The HHS Mandate: Formal Cooperation?

There is a hot debate over whether or not compliance with the HHS mandate is "formal" or "material" cooperation. A lot depends on this distinction, because if compliance with the law is formal cooperation, it is to be avoided. If, however, it is material a case can be made that compliance is justifiable.

For a more thorough orientation on the debate check out this link: Is it Moral to Comply with the HHS Mandate? In her article, Prof. Janet Smith, references a couple other articles. Two stand out, those of Dr. Michael Pakaluk and Dr. Steven Long, both of whom are professors at Ave Maria University, my alma mater, and both of whom agree that compliance is formal.

I have a great deal of respect for Profs. Pakaluk and Long. The reason I think these two articles stand out is because Prof. Smith avoids arguing with them in favor of the material cooperation stance. She specifically says, "In a future column I will respond to Pakaluk's and Long's arguments that the cooperation is formal."

I am disappointed that she would respond at another time. If they are wrong and worth mentioning, why not refute them at the same time? Because of her avoidance, I would like to take a closer look at the situation that arises from the HHS mandate, and submit my own understanding. I concede that each of the aforementioned are smarter than I, but nevertheless, it is worth pondering.

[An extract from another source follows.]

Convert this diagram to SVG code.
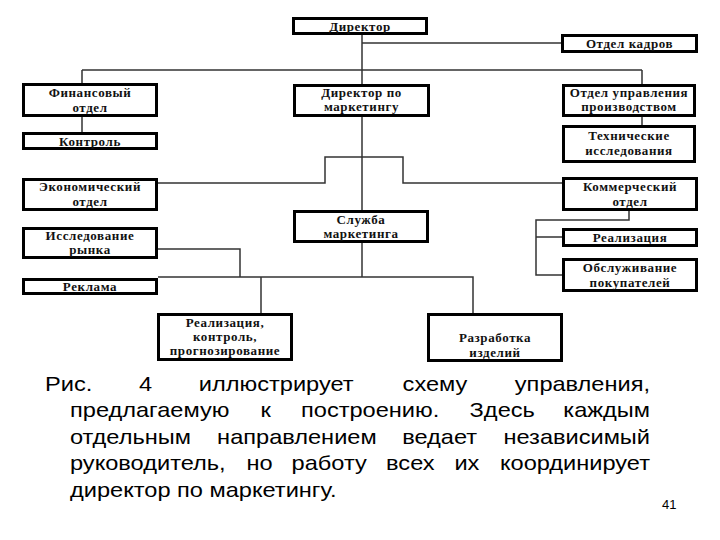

Pakaluk explains the difference between formal and material cooperation by saying:
A clear example is the difference between the stagehands who set up the music stands and chairs on stage before a concert, and the musicians of the orchestra who follow next upon the stage and actually play the music.  Although the performance could not go on without the work of the stagehands, the stagehands cooperate only materially with it, whereas, say, the triangle player who just sits there and has no notes to strike in a piece nonetheless is cooperating formally with the orchestra’s performance, since he is a member and participant.  
If Dr. Pakaluk is wrong, his analogy should fail. So, I would like to play with his analogy a bit and see what comes of it.

I agree with this analogy, but it seems that business administrations who purchase insurance in compliance with the HHS mandate are more like the stagehands than the musicians. They set the stage for the participants, right? The problem is that business administrators have more participation than that. Maybe we can put it this way: The administrators are more like the owner of the opera house who commissions a piece of music to be written for the orchestra. The insurance company is like the composer who chooses what to write. The stagehands are like employees who work for the company but receive no benefits (they contribute to the mission of the company and its profit). The musicians are like employees who receive benefits.

If the owner of the opera house commissions a bad piece of music, the musician ultimately has the choice of playing the music or not. They stagehands contribute to the conditions that provide for bad music to be played, but have no actual participation in the performance of bad music. Both the composer and the owner have direct participation in the performance of the music, therefore their participation is formal. In which case, it should be fairly easy to agree with Drs. Pakuluk and Long, but the situation is still more complex than that.

Now, lets say that the state issues a law that says that all opera house owners if they choose to employ musicians and not just stagehands, must commission musical pieces that have at least several instances of  complete gut-wrenching discordance. The opera house owner may disagree with that idea. He believes that such discordance hurts people. He needs to provide music for his musicians, but if he does he will either harm people or break the law which results in him paying a fine. He is coerced. Ultimately, however, he can still choose whether or not to comply. Even if all composers start writing discordant pieces, he can choose to write his own or refuse to supply his musicians with music. He does have options. This seems to further imply that his cooperation with the musicians is formal. Even if the opera house owner desire for the composer to write good music and his musicians to play good music, but the composer does not in order to comply with the law and the owner knows this, his participation is still formal cooperation.

Does this make sense? Am I totally off? What are your thoughts? Set up your own scenarios with this analogy and we can talk about them.